Bouncing radio waves thousands of kilometres across the sky is a normal day for Giuseppe (Joe) Fabrizio, a Defence scientist based in Adelaide.

In a world of advancements for complex radar applications to meet the demands of the modern battlespace, he is still pushing technological boundaries in his nearly 30-year career.

Dr Fabrizio is part of the ‘Microwave Radar Systems Science and Technology Capability’ at Defence Science and Technology (DST). He is responsible for research and development in phased-array radar systems above the HF band.

“One of my roles is to encourage innovation and enable the transition of new techniques, algorithms and systems to improve capabilities of Defence platforms,” he said.

“Radar will always be indispensable as a sensor, but in the future we will be working in more congested and contested electromagnetic environments, which are constantly evolving.

“A push will be to continually improve the electronic protection of our radars because there is more noise and interference to deal with in an increasingly crowded spectrum.

“We also need to think about next-generation phased-array systems, which could be used for radar and other radio frequency functions.

“Radars typically operate in single frequency bands, but in the future we may be looking at broadband systems, which can operate across multiple frequency bands.”

Dr Joe Fabrizio and Dr Joachim Trinkle, left, with Dr Mayank Kaushik, from Defence Science and Technology, with the experimental phased-array radar back end, which is being developed at RAAF Base Edinburgh. Photo: Corporal Brenton Kwaterski

He joined DST in 1993 after completing his Bachelor of Electrical and Electronic Engineering degree at the University of Adelaide.

He soon became the lead for developing, testing and implementing advanced signal-processing and electronic warfare techniques to enhance the operational performance of Australia’s Jindalee Operational Radar Network (JORN).

Since its beginnings in 1972 as the Jindalee Project, JORN has become a state-of-the-art defence system providing wide area surveillance at ranges of 1000 to 3000 kilometres.

It plays a vital role in supporting the ADF’s air and maritime operations, border protection, disaster relief and search-and-rescue operations.

It provides 24-hour surveillance of the northern and western approaches to Australia and assists in detecting illegal entry, smuggling and unlicenced fishing.

A Jindalee Operational Radar Network transmitter site at sunset, Harts Range, Alice Springs. Photo: Leading Aircraftwoman Sonja Canty

Dr Fabrizio still remembers his first assignment with JORN.

“It was still the early days of JORN and the operational radar system was in Alice Springs,” he said.

“My task was to look at Fast Fourier Transform (FFT) algorithms used to detect targets and to calculate their range and velocity in the over-the-horizon radar data.

“I identified, researched and tested a faster and more flexible FFT technique, which provided operational benefits and then became a part of the JORN system.”

He said it was fantastic to be a part of a unique, cutting-edge, world-leading system.

“It was a watershed moment to discover my university training could be applied to a large-scale, sophisticated radar system to enhance its capability,” he said.

“It was my first tangible contribution to our Defence capability.”

An aerial view of a Jindalee Operational Radar Network transmitter site at Harts Range, Alice Springs.

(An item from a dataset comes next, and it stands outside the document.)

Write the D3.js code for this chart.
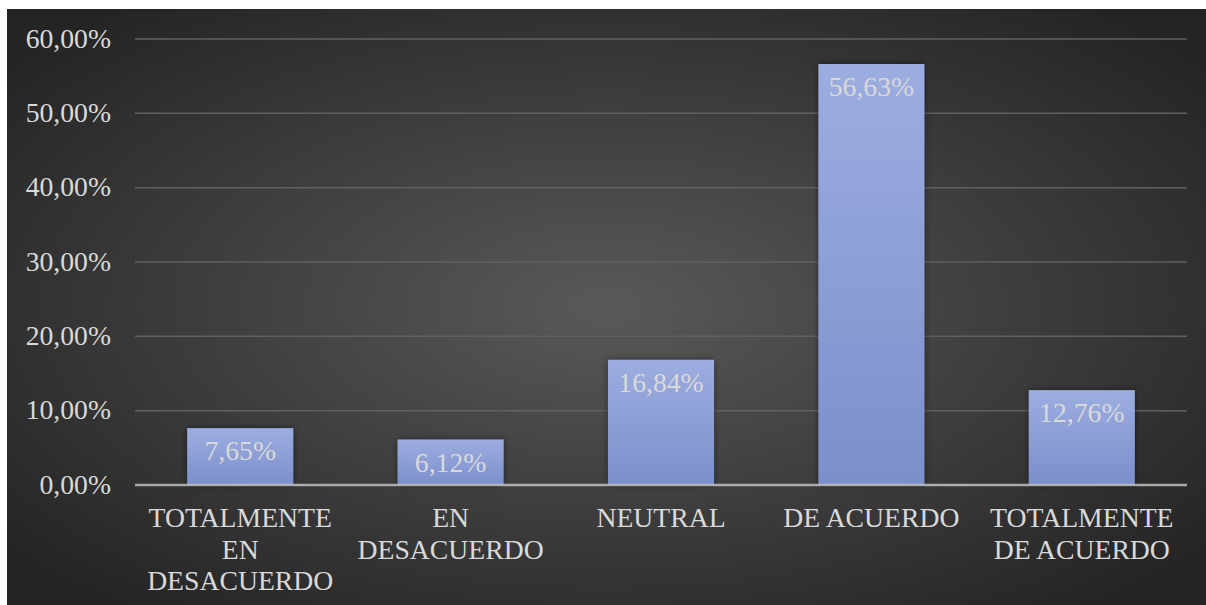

Photo: Leading Aircraftwoman Sonja Canty.

DST quickly realised Dr Fabrizio’s potential and he was sent back to university get his PhD and study adaptive signal processing for over-the-horizon radar.

“The ionosphere is a turbulent ionised gas – it isn’t a perfect mirror for high frequency signals,” he said.

“Which means when radio waves are reflected, they are also distorted.

“I experimented with data to model the fine distortions, or the ‘crinkles’, imposed on radio waves by the ionosphere.

“This allowed me to validate why some signal-processing techniques didn’t perform in practice as we expected them to perform from textbook models.

“After my studies I used those models to develop robust adaptive signal processing algorithms to reject noise and interference to the radar more effectively.”

JORN continued to develop and expand its long-range detection capability to become a fully fledged network before it was handed to Air Force in 2003.

Dr Fabrizio said it was incredible to watch the best over-the-horizon radar network in the world mature.

“A critical part of my job as the network evolved was to spend more time in the JORN control room at RAAF Base Edinburgh,” he said.

“It’s a highly collegiate atmosphere and there’s also a sense of awe for the unique capabilities of the system.”

After spending close to 20 years studying and working on over-the-horizon radar, he decided to publish a book; High Frequency Over-the-Horizon Radar has become one of the main dedicated texts on the subject.